The answers, apparently, aren’t so simple.
Daycare Centers, Autism Centers, Home Health Care — All of It Under the Microscope
Fox News reporter Alexis McAdams captured the scope of the operation on the ground.
“They say they see these daycare centers, adult daycare centers, autism centers, home health care centers all over the place. That’s why DHS has to be here — to knock on these doors and say, ‘You received this much money. What did you do with it?'”
This is what federal oversight looks like when a state government fails to provide it.
For years, Minnesota officials either couldn’t or wouldn’t verify that facilities receiving millions in federal funds actually existed, actually served clients, and actually provided services.
Now the feds are doing the job themselves. One door at a time.
Up to 2,000 Federal Agents Over 30 Days
This isn’t a quick raid designed to generate headlines. This is a sustained operation.
The 30-day DHS surge involves hundreds — potentially thousands — of agents. Estimates suggest up to 600 HSI agents and 1,500 ICE officers rotating through the region over the course of the month.
Commander Gregory Bovino, who previously oversaw major enforcement operations in Los Angeles, Chicago, Charlotte, and New Orleans, is arriving to help coordinate.
They’re bringing their A-team. They’re bringing overwhelming force. And they’re not leaving until they’ve knocked on every suspicious door in Minneapolis.
The Sanctuary Magnet
ICE Acting Director Todd Lyons explained why Minneapolis became ground zero for this kind of fraud.
States with strong sanctuary policies “attract illegal aliens to come there to take advantage of welfare, public assistance, and SNAP benefits. That becomes a magnet that brings a criminal element that can hide in plain sight.”
It’s not complicated. When you announce that your state won’t cooperate with federal immigration enforcement, you attract people who don’t want federal scrutiny. Some of those people are just looking for work. Others are running fraud schemes. Others are violent criminals.

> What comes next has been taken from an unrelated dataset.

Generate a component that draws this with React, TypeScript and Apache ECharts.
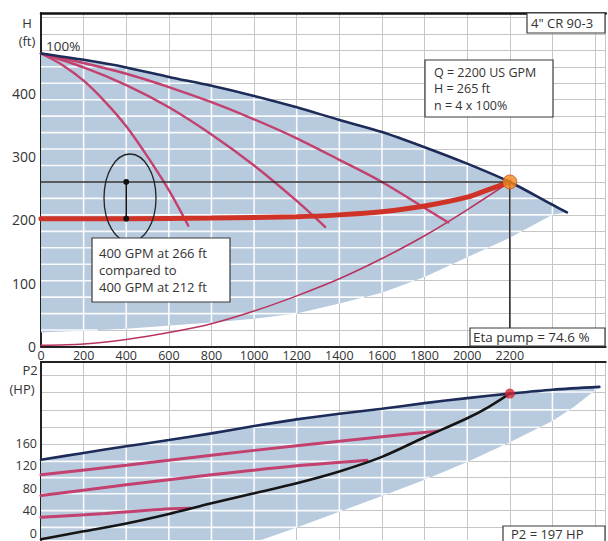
import React, { useEffect, useRef } from "react";
import * as echarts from "echarts";

const FONT = "'Open Sans', 'Noto Sans', sans-serif";
const TXT = "#333333";

// ---- axis ticks / grid values ----
const flowLabels = [0, 200, 400, 600, 800, 1000, 1200, 1400, 1600, 1800, 2000, 2200];
const flowGridLines = [200, 400, 600, 800, 1000, 1200, 1400, 1600, 1800, 2000, 2200, 2400, 2600];
const headLabels = [0, 100, 200, 300, 400];
const headGridLines = [26, 52, 78, 104, 130, 156, 182, 208, 234, 260, 286, 312, 338, 364, 390, 416, 442, 468, 494, 520];
const powerLabels = [0, 40, 80, 120, 160];
const powerGridLines = [10, 40, 70, 99, 128, 158, 189, 220, 252, 282];

// ---- top chart: head H (ft) vs flow Q (US GPM) ----
const pump1Head = [[0, 463], [100, 445], [200, 420], [300, 387], [400, 348], [500, 300], [600, 247], [691, 191]];
const pump2Head = [[0, 463], [200, 441], [400, 413], [600, 378], [800, 335], [1000, 286], [1200, 230], [1333, 189]];
const pump3Head = [[0, 463], [200, 448], [400, 431], [600, 410], [800, 386], [1000, 359], [1200, 329], [1400, 295], [1600, 260], [1800, 219], [1911, 196]];
const pump4Head = [[0, 463], [200, 453], [400, 441], [600, 426], [800, 412], [1000, 396], [1200, 378], [1400, 358], [1600, 339], [1800, 315], [2000, 289], [2200, 260], [2400, 224], [2468, 212]];
const controlHead = [[0, 202], [400, 202], [800, 203], [1200, 205], [1400, 208], [1600, 213], [1800, 222], [2000, 236], [2100, 248], [2200, 260]];
const systemHead = [[0, 2], [200, 4], [400, 11], [600, 22], [800, 36], [1000, 56], [1200, 80], [1400, 107], [1600, 139], [1800, 175], [2000, 216], [2200, 260]];
const shadeHeadLower = [[0, 22], [400, 28], [800, 38], [1000, 44], [1200, 52], [1400, 68], [1600, 85], [1800, 110], [2000, 141], [2200, 172], [2400, 208], [2468, 212]];
const dutyFlow = 2200;
const dutyHead = 260;
const compareFlow = 400;
const compareHeads = [260, 202];

// ---- bottom chart: power P2 (HP) vs flow ----
const pump4Power = [[0, 131], [200, 143], [400, 155], [600, 166], [800, 178], [1000, 191], [1200, 203], [1400, 213], [1600, 222], [1800, 232], [2000, 241], [2200, 249], [2400, 256], [2620, 261]];
const systemPower = [[0, -11], [200, 3], [400, 17], [600, 34], [800, 53], [1000, 71], [1200, 89], [1400, 110], [1600, 136], [1800, 171], [2000, 205], [2100, 225], [2200, 249]];
const pump3Power = [[0, 104], [400, 121], [800, 139], [1200, 156], [1600, 172], [1860, 182]];
const pump2Power = [[0, 67], [400, 86], [800, 104], [1200, 120], [1530, 130]];
const pump1Power = [[0, 28], [300, 35], [560, 42], [700, 44]];
const shadePowerLower = [[0, -13], [1030, -13], [1200, 10], [1400, 38], [1600, 66], [1800, 95], [2000, 127], [2200, 162], [2400, 200], [2500, 225], [2620, 261]];
const dutyPower = 249;

const SHADE = "#b8cadd";
const NAVY = "#1c2b57";
const PINK = "#c2416f";
const RED = "#cf3327";
const GRIDGRAY = "#c6c6c6";

function shadeRenderer(upper: number[][], lower: number[][], xg: number[], yg: number[]) {
  return (_params: any, api: any) => {
    const pts: number[][] = [
      ...upper.map((p) => api.coord(p)),
      ...lower.slice().reverse().map((p) => api.coord(p)),
    ];
    const n = pts.length;
    const children: any[] = [
      { type: "polygon", shape: { points: pts }, style: { fill: SHADE } },
    ];
    const xs = xg.map((v) => api.coord([v, 0])[0]);
    const ys = yg.map((v) => api.coord([0, v])[1]);
    for (const c of xs) {
      const hits: number[] = [];
      for (let i = 0; i < n; i++) {
        const [x1, y1] = pts[i];
        const [x2, y2] = pts[(i + 1) % n];
        if ((x1 <= c && c < x2) || (x2 <= c && c < x1)) hits.push(y1 + ((c - x1) * (y2 - y1)) / (x2 - x1));
      }
      hits.sort((a, b) => a - b);
      for (let k = 0; k + 1 < hits.length; k += 2)
        children.push({ type: "line", shape: { x1: c, y1: hits[k], x2: c, y2: hits[k + 1] }, style: { stroke: "#ffffff", lineWidth: 1.6, opacity: 0.9 } });
    }
    for (const c of ys) {
      const hits: number[] = [];
      for (let i = 0; i < n; i++) {
        const [x1, y1] = pts[i];
        const [x2, y2] = pts[(i + 1) % n];
        if ((y1 <= c && c < y2) || (y2 <= c && c < y1)) hits.push(x1 + ((c - y1) * (x2 - x1)) / (y2 - y1));
      }
      hits.sort((a, b) => a - b);
      for (let k = 0; k + 1 < hits.length; k += 2)
        children.push({ type: "line", shape: { x1: hits[k], y1: c, x2: hits[k + 1], y2: c }, style: { stroke: "#ffffff", lineWidth: 1.6, opacity: 0.9 } });
    }
    return { type: "group", children };
  };
}

function curve(data: number[][], xi: number, yi: number, color: string, width: number, z = 3, smooth: any = 0.3) {
  return {
    type: "line", xAxisIndex: xi, yAxisIndex: yi, data, symbol: "none", smooth,
    lineStyle: { color, width, cap: "round" }, z, silent: true,
  };
}

function box(x: number, y: number, w: number, h: number, lines: string, fs: number, tx: number, lh: number, ty?: number) {
  return [
    { type: "rect", z: 100, shape: { x, y, width: w, height: h }, style: { fill: "#ffffff", stroke: "#3a3a3a", lineWidth: 1.2 } },
    { type: "text", z: 101, x: x + tx, y: ty !== undefined ? ty : y + h / 2, style: { text: lines, fontSize: fs, fontFamily: FONT, fill: TXT, verticalAlign: "middle", lineHeight: lh } },
  ];
}

const XMAX = 2650;

const option: any = {
  animation: false,
  grid: [
    { left: 41, top: 13, width: 564.7, height: 333.5, show: false },
    { left: 41, top: 362, width: 564.7, height: 179, show: false },
  ],
  xAxis: [
    {
      gridIndex: 0, type: "value", min: 0, max: XMAX, interval: 200, position: "bottom",
      axisLine: { show: true, lineStyle: { color: "#222", width: 2 } },
      axisTick: { show: false },
      axisLabel: { customValues: flowLabels, formatter: (v: number) => String(v), fontSize: 12.5, fontFamily: FONT, color: TXT, margin: 2 },
      splitLine: { show: true, lineStyle: { color: GRIDGRAY, width: 1 } },
    },
    {
      gridIndex: 0, type: "value", min: 0, max: XMAX, position: "top",
      axisLine: { show: true, lineStyle: { color: "#111", width: 2.5 } },
      axisTick: { show: false }, axisLabel: { show: false }, splitLine: { show: false },
    },
    {
      gridIndex: 1, type: "value", min: 0, max: XMAX, interval: 200, position: "bottom",
      axisLine: { show: false }, axisTick: { show: false }, axisLabel: { show: false },
      splitLine: { show: true, lineStyle: { color: GRIDGRAY, width: 1 } },
    },
    {
      gridIndex: 1, type: "value", min: 0, max: XMAX, position: "top",
      axisLine: { show: true, lineStyle: { color: "#222", width: 2 } },
      axisTick: { show: false }, axisLabel: { show: false }, splitLine: { show: false },
    },
  ],
  yAxis: [
    {
      gridIndex: 0, type: "value", min: 0, max: 527,
      axisLine: { show: true, lineStyle: { color: "#222", width: 2 } },
      axisTick: { show: false, customValues: headGridLines },
      axisLabel: { customValues: headLabels, fontSize: 14, fontFamily: FONT, color: TXT, margin: 5 },
      splitLine: { show: true, lineStyle: { color: GRIDGRAY, width: 1 } },
    },
    {
      gridIndex: 1, type: "value", min: -12.43, max: 305.5,
      axisLine: { show: true, lineStyle: { color: "#222", width: 2 } },
      axisTick: { show: false, customValues: powerGridLines },
      axisLabel: { customValues: powerLabels, fontSize: 12.5, fontFamily: FONT, color: TXT, margin: 4, lineHeight: 13, padding: [0, 0, 3, 0] },
      splitLine: { show: true, lineStyle: { color: GRIDGRAY, width: 1 } },
    },
  ],
  series: [
    {
      type: "custom", xAxisIndex: 0, yAxisIndex: 0, data: [[0, 0]], clip: true, silent: true, z: 1,
      renderItem: shadeRenderer(pump4Head, shadeHeadLower, flowGridLines, headGridLines),
    },
    curve(systemHead, 0, 0, "#b8345e", 1.6, 3),
    curve(pump1Head, 0, 0, PINK, 2.4, 3),
    curve(pump2Head, 0, 0, PINK, 2.4, 3),
    curve(pump3Head, 0, 0, PINK, 2.4, 3),
    curve(controlHead, 0, 0, RED, 5, 4),
    curve(pump4Head, 0, 0, NAVY, 2.6, 5),
    {
      type: "line", xAxisIndex: 0, yAxisIndex: 0, symbol: "none", silent: true, z: 6,
      data: [[0, dutyHead], [dutyFlow, dutyHead], [dutyFlow, 0]],
      lineStyle: { color: "#2b2b2b", width: 1.5 },
    },
    {
      type: "line", xAxisIndex: 0, yAxisIndex: 0, symbol: "circle", symbolSize: 6, showSymbol: true, silent: true, z: 7,
      data: compareHeads.map((h) => [compareFlow, h]),
      lineStyle: { color: "#111", width: 1.5 }, itemStyle: { color: "#111" },
    },
    {
      type: "scatter", xAxisIndex: 0, yAxisIndex: 0, symbolSize: 14, silent: true, z: 8,
      data: [[dutyFlow, dutyHead]],
      itemStyle: { color: "#f28a1e", borderColor: "#c8501a", borderWidth: 1 },
    },
    {
      type: "custom", xAxisIndex: 2, yAxisIndex: 1, data: [[0, 0]], clip: true, silent: true, z: 1,
      renderItem: shadeRenderer(pump4Power, shadePowerLower, flowGridLines, powerGridLines),
    },
    curve(pump1Power, 2, 1, PINK, 3, 3),
    curve(pump2Power, 2, 1, PINK, 3, 3),
    curve(pump3Power, 2, 1, PINK, 3, 3),
    curve(pump4Power, 2, 1, NAVY, 2.6, 5),
    curve(systemPower, 2, 1, "#151515", 2.6, 5),
    {
      type: "scatter", xAxisIndex: 2, yAxisIndex: 1, symbolSize: 10, silent: true, z: 8,
      data: [[dutyFlow, dutyPower]],
      itemStyle: { color: "#d0283a" },
    },
  ],
  graphic: [
    { type: "text", z: 101, x: 27, y: 23, style: { text: "H", fontSize: 13, fontFamily: FONT, fill: TXT, align: "center", verticalAlign: "middle" } },
    { type: "text", z: 101, x: 27, y: 41, style: { text: "(ft)", fontSize: 13, fontFamily: FONT, fill: TXT, align: "center", verticalAlign: "middle" } },
    { type: "text", z: 101, x: 30, y: 370, style: { text: "P2", fontSize: 13, fontFamily: FONT, fill: TXT, align: "center", verticalAlign: "middle" } },
    { type: "text", z: 101, x: 22, y: 389, style: { text: "(HP)", fontSize: 13, fontFamily: FONT, fill: TXT, align: "center", verticalAlign: "middle" } },
    { type: "text", z: 101, x: 46, y: 46, style: { text: "100%", fontSize: 13.5, fontFamily: FONT, fill: TXT, verticalAlign: "middle" } },
    { type: "ellipse", z: 100, shape: { cx: 130, cy: 198, rx: 26, ry: 44 }, style: { fill: "none", stroke: "#222", lineWidth: 1.3 } },
    ...box(527, 13, 78, 20, '4" CR 90-3', 13, 4, 16),
    ...box(425, 60, 128, 57, "Q = 2200 US GPM\nH = 265 ft\nn = 4 x 100%", 12.5, 9, 16.5),
    ...box(92, 238, 138, 64, "400 GPM at 266 ft\ncompared to\n400 GPM at 212 ft", 13, 7, 17),
    ...box(470, 328, 135, 18, "Eta pump = 74.6 %", 13.5, 3, 16),
    ...box(503, 526, 102, 20, "P2 = 197 HP", 13, 8, 15, 533.5),
  ],
};

export default function App() {
  const ref = useRef<HTMLDivElement>(null);
  useEffect(() => {
    const chart = echarts.init(ref.current!, null, { renderer: "svg" });
    chart.setOption(option);
    return () => chart.dispose();
  }, []);
  return <div ref={ref} style={{ position: "absolute", left: 0, top: 0, width: 608, height: 541, background: "#fff" }} />;
}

Minneapolis got all three. And they’ve been “hiding in plain sight” for years.
A Suspected Murderer and a Wanted Rapist — Hiding in Plain Sight
Secretary Noem’s operation already produced results.
A suspected murderer. A wanted rapist. Both apprehended in Minneapolis. Both had been living openly in a city whose sanctuary policies protected them from detection.
These aren’t abstract policy debates. These are violent predators who exploited Minneapolis’s refusal to cooperate with federal law enforcement.
They’re in custody now. But how many more are still out there, hiding among the population, protected by politicians who prioritize ideology over public safety?
The next 30 days might give us an answer.
The Fraud Is Everywhere
The daycare fraud that ended Tim Walz’s political career was just the beginning.
Federal investigators are finding suspicious operations everywhere they look. Adult daycare centers billing for services that may not exist. Autism centers with questionable client lists. Home health care facilities that might be nothing more than billing addresses.
Nick Shirley exposed some of this with a camera phone and basic journalism. Now federal agents with subpoena power and access to financial records are conducting the real investigation.
Every door they knock on is a potential fraud case. Every facility that can’t answer basic questions about how it spent federal money is a thread that might unravel something bigger.
Walz Is Gone. The Investigation Continues.
Tim Walz dropped out of his re-election race. He declared Minnesota is “at war” with the federal government. He threatened to deploy the National Guard.
None of that stopped the door-to-door audits.
Federal agents don’t answer to the Minnesota governor. They answer to DHS Secretary Kristi Noem, who was personally on the ground running operations. They answer to President Trump, who ordered the surge.
Walz can rage all he wants. The investigation continues regardless.
What They’re Looking For
The audits are targeting multiple types of criminal activity simultaneously.
Welfare fraud — facilities billing for services never rendered, clients who don’t exist, inflated costs for minimal care.
Illegal employment — businesses hiring workers who aren’t authorized to be in the country, often paying under the table to avoid detection.
Human trafficking — networks that bring people into the country illegally and then exploit them for labor or worse.
Money laundering — fraud proceeds being cleaned through legitimate-looking businesses before being sent overseas or into political campaign coffers.
Every door could reveal one or more of these crimes. The agents knocking have the training and authority to pursue whatever they find.
30 Days Is Just the Beginning
The current surge is scheduled for 30 days. But investigations don’t end on arbitrary timelines.
Cases opened in Minneapolis will be pursued to their conclusions. Indictments will be sought. Prosecutions will follow. Asset seizures will occur.
The fraud networks built over years won’t be dismantled in a month. But the foundation for dismantling them is being laid right now, one knocked door at a time.
The Question That Matters
“You received this much money. What did you do with it?”
That’s the question federal agents are asking at every suspicious facility in Minneapolis.
For legitimate operations, the answer is easy. Here are our records. Here are our clients. Here’s the care we provided.
For fraudulent operations, there is no good answer. The money went somewhere. The services weren’t rendered. The paper trail leads to theft.
Minneapolis is about to find out how many of its federally-funded facilities can answer that simple question.
The honest ones have nothing to worry about.
The rest should be very, very nervous.